Il y a là un regard analogique à développer pour chercher d’abord ce qu’il y a de plus complet chez l’homme, c’est-à-dire ce qui est vécu dans une spiritualité pleinement incarnée, avant de chercher à remonter trop vite vers les réalités purement spirituelles des anges et de Dieu. Cela évite le danger de désincarnation de certaines spiritualités. Si les moines et religieux fuient le monde, ce n’est pas par esprit de désincarnation, mais parce que la vie dans l’Esprit-Saint reprend ce qu’il y a de plus complet chez l’homme dans un degré de réalisation encore plus grand. Ils sont là pour témoigner de cela, quand d’autres sont appelés à le vivre dans les réalités concrètes de ce monde. Et il y a fort à parier que la vie la plus complète, qui nous attend dans le Royaume de Dieu, sera à la fois très spirituelle et très matérielle.

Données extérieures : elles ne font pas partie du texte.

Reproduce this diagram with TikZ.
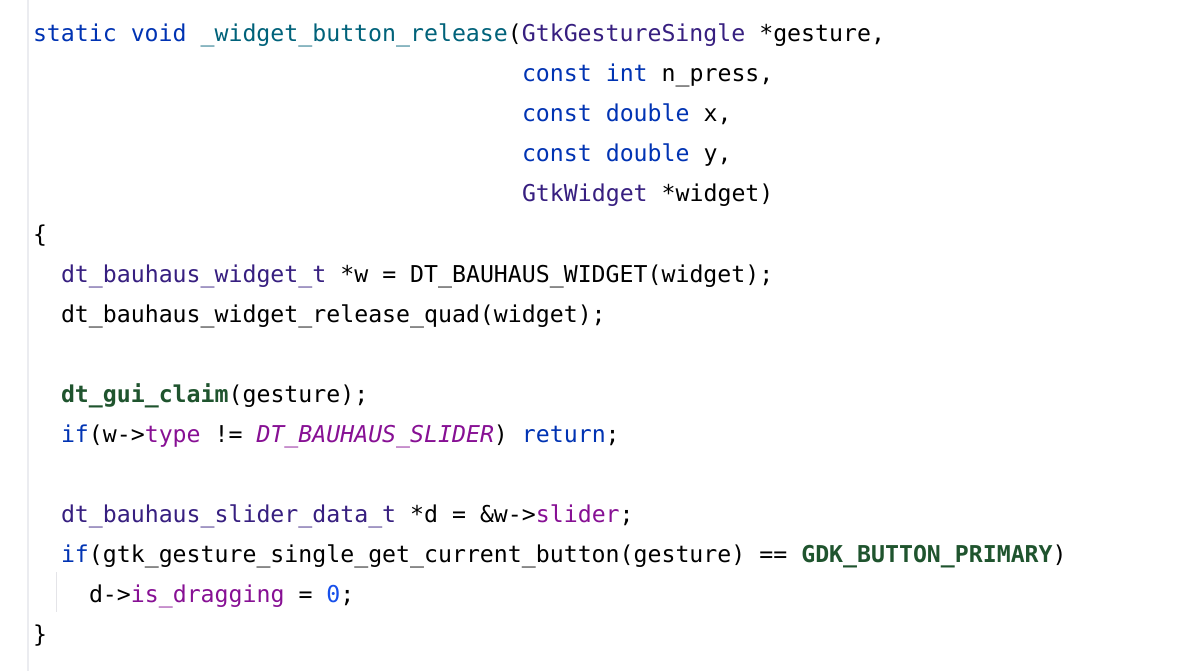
\documentclass[tikz,border=0pt]{standalone}
\usepackage{fontspec}
\newfontfamily\codefont{DejaVu Sans Mono}
\definecolor{kw}{HTML}{0033B3}
\definecolor{fdecl}{HTML}{00627A}
\definecolor{typ}{HTML}{371F80}
\definecolor{fld}{HTML}{871094}
\definecolor{num}{HTML}{1750EB}
\definecolor{mac}{HTML}{1F542E}
\definecolor{gutter}{HTML}{EBECF0}
\definecolor{guide}{HTML}{E4E4E8}
\newcommand{\K}[1]{\textcolor{kw}{#1}}
\newcommand{\FD}[1]{\textcolor{fdecl}{#1}}
\newcommand{\T}[1]{\textcolor{typ}{#1}}
\newcommand{\FL}[1]{\textcolor{fld}{#1}}
\newcommand{\EN}[1]{\textcolor{fld}{\itshape #1}}
\newcommand{\NU}[1]{\textcolor{num}{#1}}
\newcommand{\MC}[1]{\textcolor{mac}{\bfseries #1}}
\begin{document}
\begin{tikzpicture}[x=1pt,y=-1pt,
  codeline/.style={anchor=base west,inner sep=0pt,outer sep=0pt,font=\codefont\fontsize{23.2}{28}\selectfont,text=black}]
\useasboundingbox[fill=white] (0,0) rectangle (1196,671);
\draw[gutter,line width=1.2pt] (28,0) -- (28,671);
\draw[guide,line width=1pt] (56,572) -- (56,612);
% col width 13.97
\node[codeline] (l1) at (33,42) {\K{static} \K{void} \FD{\_widget\_button\_release}(\T{GtkGestureSingle} *gesture,};
\node[codeline] (l2) at (522,82) {\K{const} \K{int} n\_press,};
\node[codeline] (l3) at (522,122) {\K{const} \K{double} x,};
\node[codeline] (l4) at (522,162) {\K{const} \K{double} y,};
\node[codeline] (l5) at (522,202) {\T{GtkWidget} *widget)};
\node[codeline] (l6) at (33,242) {\{};
\node[codeline] (l7) at (61,282) {\T{dt\_bauhaus\_widget\_t} *w = DT\_BAUHAUS\_WIDGET(widget);};
\node[codeline] (l8) at (61,322) {dt\_bauhaus\_widget\_release\_quad(widget);};
\node[codeline] (l10) at (61,402) {\MC{dt\_gui\_claim}(gesture);};
\node[codeline] (l11) at (61,442) {\K{if}(w->\FL{type} != \EN{DT\_BAUHAUS\_SLIDER}) \K{return};};
\node[codeline] (l13) at (61,522) {\T{dt\_bauhaus\_slider\_data\_t} *d = \&w->\FL{slider};};
\node[codeline] (l14) at (61,562) {\K{if}(gtk\_gesture\_single\_get\_current\_button(gesture) == \MC{GDK\_BUTTON\_PRIMARY})};
\node[codeline] (l15) at (89,602) {d->\FL{is\_dragging} = \NU{0};};
\node[codeline] (l16) at (33,642) {\}};
\end{tikzpicture}
\end{document}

L’homme est un animal spirituel. C’est une drôle de posture. Il n’est ni un esprit agissant sur un corps à sa disposition, ni un corps avec des tendances spiritualisantes du fait de sa grande évolution. Il est un corps, composé d’esprit et de matière, et dont le principe d’animation est son esprit. La vie pleinement humaine contient en soi la vie spirituelle et la vie matérielle, d’une manière intimement liée, et se déclinant de multiples manières. La personnalité humaine, faite pour l’amour, le don et la vie, se vit en même temps sur le plan spirituel et matériel.

Dieu est pur Esprit. On pourrait penser que la rencontre avec Lui est purement spirituelle. Et de fait, les âmes séparées des morts sont pleinement heureuses. Pourtant, pour nous, ce ne serait pas une rencontre complète. Dieu a choisi la voie de l’Incarnation, et c’est dans la matière que nous le rencontrons, que nous pouvons communier à Lui, que nous pouvons nous unir à Lui. Cette rencontre et cette union a certes une forte composante spirituelle, mais elle est aussi matérielle. Nos gestes de dévotion dans la matière ne sont pas anodins, car il nous font entrer dans une spiritualité plus complète, et donc nous mène davantage vers Lui.

Les âmes séparées dont nous parlions sont pleinement heureuses, car le Joie de Dieu, spirituelle, vient remplir toute leur âme qui est spirituelle. Sa vision vient combler leurs désirs et leurs cœurs. On ne ressent pas de manque devant une telle plénitude. Mais il reste qu’il manque quelque chose et que l’humanité est faite pour la matière, que la joie spirituelle est faite pour rejaillir en plaisir charnel. Le déploiement de vie spirituelle est faite pour rejaillir dans un déploiement de vie matérielle. Quand tous les morts ressusciteront à la fin des temps dans ce paradis que Dieu nous a préparé, nous serons alors dans ce déploiement de vie spirituelle et matérielle, dans cette immense joie spirituelle et charnelle. Et nous les vivants, en Dieu et dans la chair, soyons des témoins de cette vie, de cette joie et de cet amour à la fois spirituelle et charnelle !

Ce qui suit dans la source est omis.